The bill , approved in a 25-8 vote , comes in response to a U.S. Supreme Court ruling that struck down automatic no-parole life sentences for crimes committed by someone under the age of 18. In January, the court extended that 2012 ruling to include those convicted long ago.
Sen. Danny Martiny, R-Kenner, said he sponsored the proposal to bring Louisiana in compliance with the court decision — and at least give the state some say in the parameters for when parole should be considered for people convicted of first- or second-degree murder.
"I can promise you if we don't do something, the courts are going to do something," he said. "We are under a mandate to try to fix this."
Sen. Jonathan Perry, R-Kaplan, said he disagrees with the court ruling, but would prefer that state lawmakers decide the parole hearing terms. Without Martiny's bill, Perry said those sentenced to life without parole as juveniles could seek immediate parole hearings.

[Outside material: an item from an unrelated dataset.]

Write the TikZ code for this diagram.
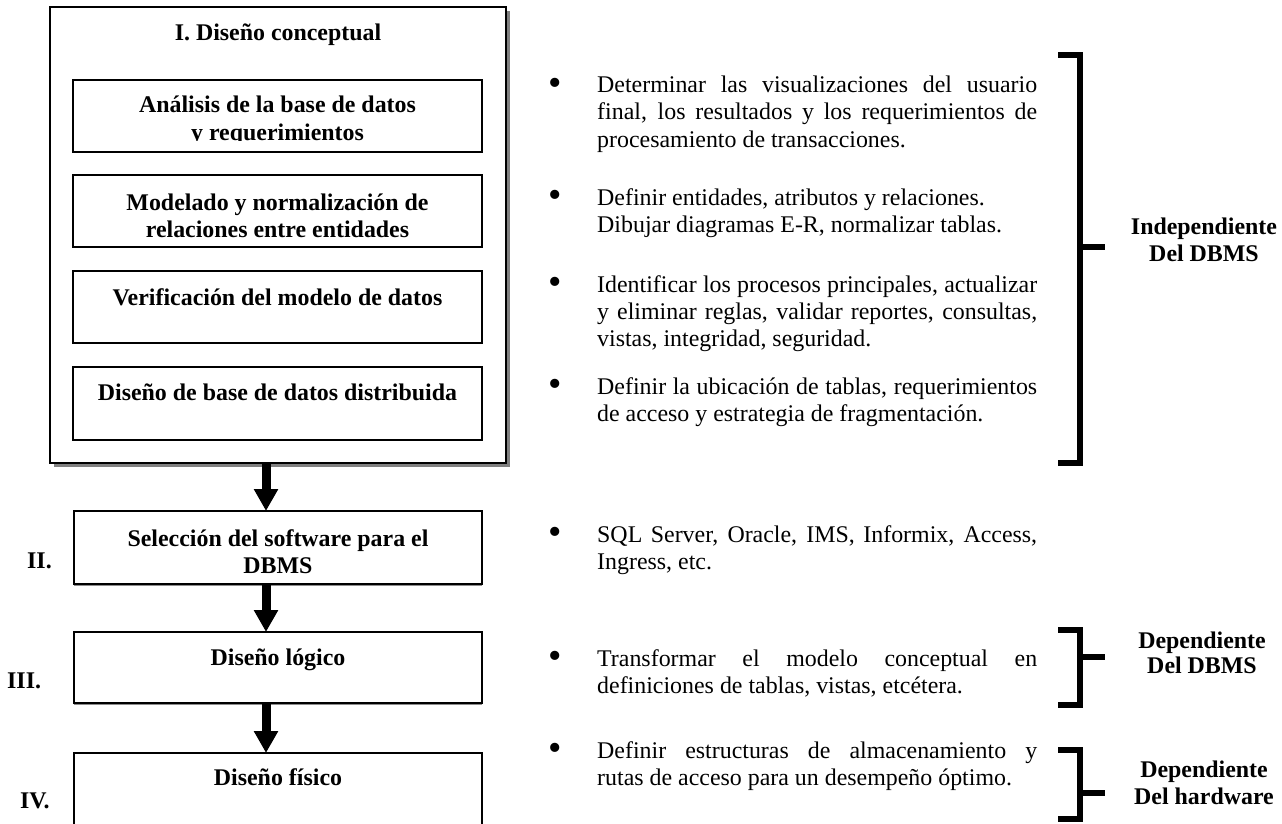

"The whole concept of the bill, I will tell y'all, I'm not in favor of it. But the alternative is worse," he said.
Family members of homicide victims and victims' rights organizations have criticized the measure. Martiny stressed that the prisoners wouldn't be guaranteed parole but would be eligible for a parole hearing at which, he said, victims and their families could urge against granting parole.
"Given the history of our parole system, they're not opening the gates real wide," Martiny said.
Under the proposed bill, inmates would have to satisfy a number of provisions to qualify for a parole hearing, including not committing disciplinary offenses in the 12 months before the parole eligibility date and finishing education and skills training programs.
Bill supporters said about 300 Louisiana prisoners were sentenced to life without parole as juveniles and would fall under the parameters of the proposal.
The bill heads next to the House for consideration, where a similar proposal advanced out of committee Wednesday.